Latch is a leading vendor of internet-of-things "smart" doorlocks that are in increasing use in rental housing (the company claims 10% of all new multiunit construction incorporates their product); they allow entry by keycode, keycard, and Bluetooth.
Latch's privacy policy is the usual IoT dumpster fire, allowing the company to harvest a vast amount of information from you and also share that information with a wide array of third parties, including (sometimes) your landlord. Almost every method of unlocking your Latch requires an app in the loop (even PINs that you use with a numeric keyboard are delivered by app) and the app gathers huge amounts of information on you. Moreover, landlords can choose to configure Latch locks to require the app.
Latch says it doesn't actually use any of the information it gathers, and isn't actually sharing the data that it reserves the right to share, and has promised to revise the policy, but companies come and companies go, and leadership changes, and firms pivot (recall that for Facebook's first ten years, the company billed itself as pro-privacy and promised never to spy on its users).
Centrally controlled, building-wide smart locks are also a powerful tool for landlord harassment.
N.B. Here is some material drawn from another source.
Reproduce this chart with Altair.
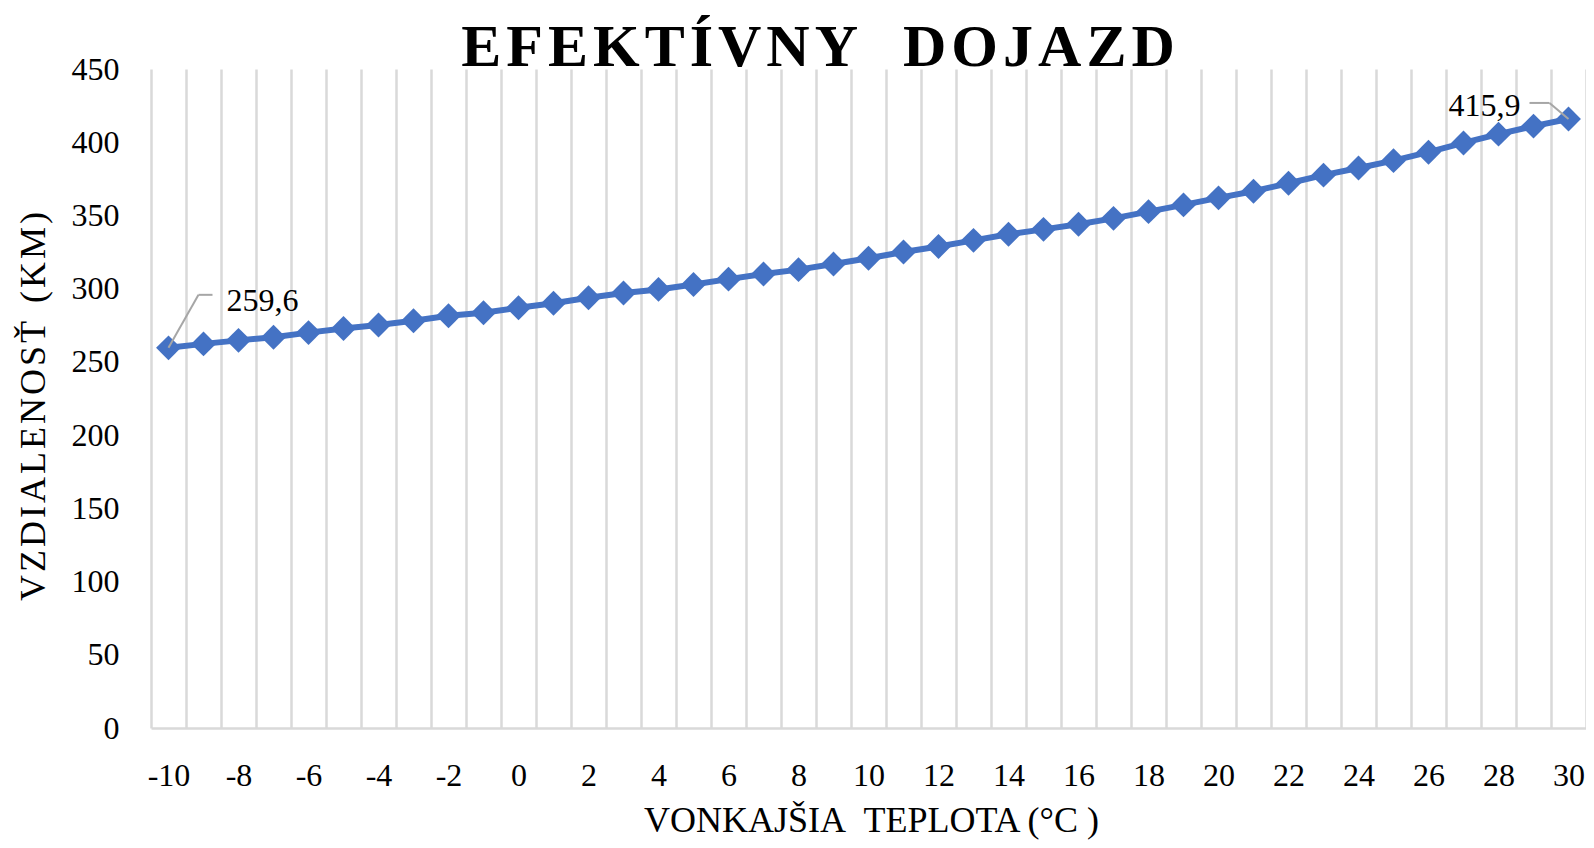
import altair as alt
import pandas as pd

# Outside temperature (°C) – one point per degree
temps = [-10, -9, -8, -7, -6, -5, -4, -3, -2, -1, 0, 1, 2, 3, 4, 5, 6, 7, 8, 9, 10,
         11, 12, 13, 14, 15, 16, 17, 18, 19, 20, 21, 22, 23, 24, 25, 26, 27, 28, 29, 30]
# Effective range (km)
range_km = [259.6, 262.3, 264.7, 266.8, 270.0, 272.8, 275.2, 278.1, 281.5, 283.6,
            287.0, 290.0, 293.8, 297.0, 299.5, 302.8, 306.5, 310.0, 313.0, 316.8,
            320.8, 325.0, 328.8, 333.0, 337.2, 340.5, 344.0, 348.0, 352.6, 357.2,
            362.0, 366.5, 372.0, 377.5, 382.4, 387.4, 393.2, 399.5, 405.5, 411.0, 415.9]
y_ticks = [0, 50, 100, 150, 200, 250, 300, 350, 400, 450]

label_first = {"t": [temps[0]], "km": [range_km[0]], "txt": ["259,6"]}
label_last = {"t": [temps[-1]], "km": [range_km[-1]], "txt": ["415,9"]}
title_word1 = "EFEKTÍVNY"
title_word2 = "DOJAZD"
y_title = "VZDIALENOSŤ"
y_unit = "(KM)"

df = pd.DataFrame({"t": temps, "km": range_km})
df_first = pd.DataFrame(label_first)
df_last = pd.DataFrame(label_last)
title_text = "\u200a".join(title_word1) + "\u00a0\u00a0\u00a0" + "\u200a".join(title_word2)
df_title = pd.DataFrame({"txt": [title_text]})
y_title_text = "\u200a".join(y_title) + "\u00a0\u00a0" + "\u200a".join(y_unit)

# category band boundaries (for the vertical gridlines)
grid_edges = [t - 0.5 for t in temps] + [temps[-1] + 0.5]

FONT = "Liberation Serif"
BLUE = "#4472C4"
GRID = "#d9d9d9"
LEAD = "#a6a6a6"

x_scale = alt.Scale(domain=[temps[0] - 0.5, temps[-1] + 0.5], nice=False, zero=False)
y_scale = alt.Scale(domain=[0, 450], nice=False)

x_axis = alt.Axis(
    values=grid_edges, grid=True, gridColor=GRID, gridWidth=2.5,
    ticks=False, domain=True, domainColor=GRID, domainWidth=2.5,
    labelExpr="(datum.value + 0.5) % 2 == 0 ? '' + (datum.value + 0.5) : ''",
    labelOffset=17.5, labelFlush=False, labelOverlap=False,
    labelFont=FONT, labelFontSize=32, labelColor="black",
    labelBaseline="alphabetic", labelPadding=57,
    title="VONKAJŠIA\u00a0 TEPLOTA (°C )", titleFont=FONT, titleFontSize=36,
    titleFontWeight="normal", titleColor="black",
    titleX=720, titleY=103, titleAlign="center", titleBaseline="alphabetic",
)
y_axis = alt.Axis(
    values=y_ticks, grid=False, ticks=False, domain=False,
    labelFont=FONT, labelFontSize=32, labelColor="black", labelPadding=32,
    title=y_title_text, titleFont=FONT, titleFontSize=36,
    titleFontWeight="normal", titleColor="black",
    titleAngle=270, titleX=-118, titleY=337, titleAlign="center", titleBaseline="middle",
)

X = alt.X("t:Q", scale=x_scale, axis=x_axis)
Y = alt.Y("km:Q", scale=y_scale, axis=y_axis)
X2 = alt.X2("t")
Y2 = alt.Y2("km")

line = alt.Chart(df).mark_line(color=BLUE, strokeWidth=6).encode(x=X, y=Y)
pts = alt.Chart(df).mark_point(shape="diamond", filled=True, size=620,
                               color=BLUE, opacity=1).encode(x=X, y=Y)

l_diag = alt.Chart(df_first).mark_rule(color=LEAD, strokeWidth=2,
                                       x2Offset=30, y2Offset=-53).encode(x=X, y=Y, x2=X2, y2=Y2)
l_hor = alt.Chart(df_first).mark_rule(color=LEAD, strokeWidth=2, xOffset=30, yOffset=-53,
                                      x2Offset=44, y2Offset=-53).encode(x=X, y=Y, x2=X2, y2=Y2)
l_txt = alt.Chart(df_first).mark_text(align="left", baseline="middle", dx=58, dy=-47,
                                      font=FONT, fontSize=32, color="black").encode(x=X, y=Y, text="txt:N")

r_diag = alt.Chart(df_last).mark_rule(color=LEAD, strokeWidth=2,
                                      x2Offset=-19, y2Offset=-16).encode(x=X, y=Y, x2=X2, y2=Y2)
r_hor = alt.Chart(df_last).mark_rule(color=LEAD, strokeWidth=2, xOffset=-19, yOffset=-16,
                                     x2Offset=-39, y2Offset=-16).encode(x=X, y=Y, x2=X2, y2=Y2)
r_txt = alt.Chart(df_last).mark_text(align="right", baseline="middle", dx=-48, dy=-13,
                                     font=FONT, fontSize=32, color="black").encode(x=X, y=Y, text="txt:N")

# chart title (drawn as a text mark just above the plot area)
title = alt.Chart(df_title).mark_text(align="center", baseline="alphabetic",
                                      font=FONT, fontSize=60, fontWeight="bold",
                                      color="black").encode(
    x=alt.value(667), y=alt.value(-3), text="txt:N")

chart = alt.layer(line, pts, l_diag, l_hor, r_diag, r_hor, l_txt, r_txt, title).properties(
    width=1435, height=659,
    padding={"left": 143, "top": 61, "right": 0, "bottom": 112},
    autosize=alt.AutoSizeParams(type="none"),
).configure_view(stroke=None)

chart.save("out.html", embed_options={"renderer": "svg", "actions": False})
A tenants' rights group in Hell's Kitchen claims their landlord is using the telemetry from smart locks on common areas to monitor which tenants are participating in meetings to address their grievances with the building's management, and is targeting those tenants for harassment in an attempt to force them out of their homes.
Additionally, IoT door-locks represent juicy targets for hackers, and are vulnerable to things like botched over-the-air firmware updates, like the one that bricked the front doors of 500 Airbnbs in 2017.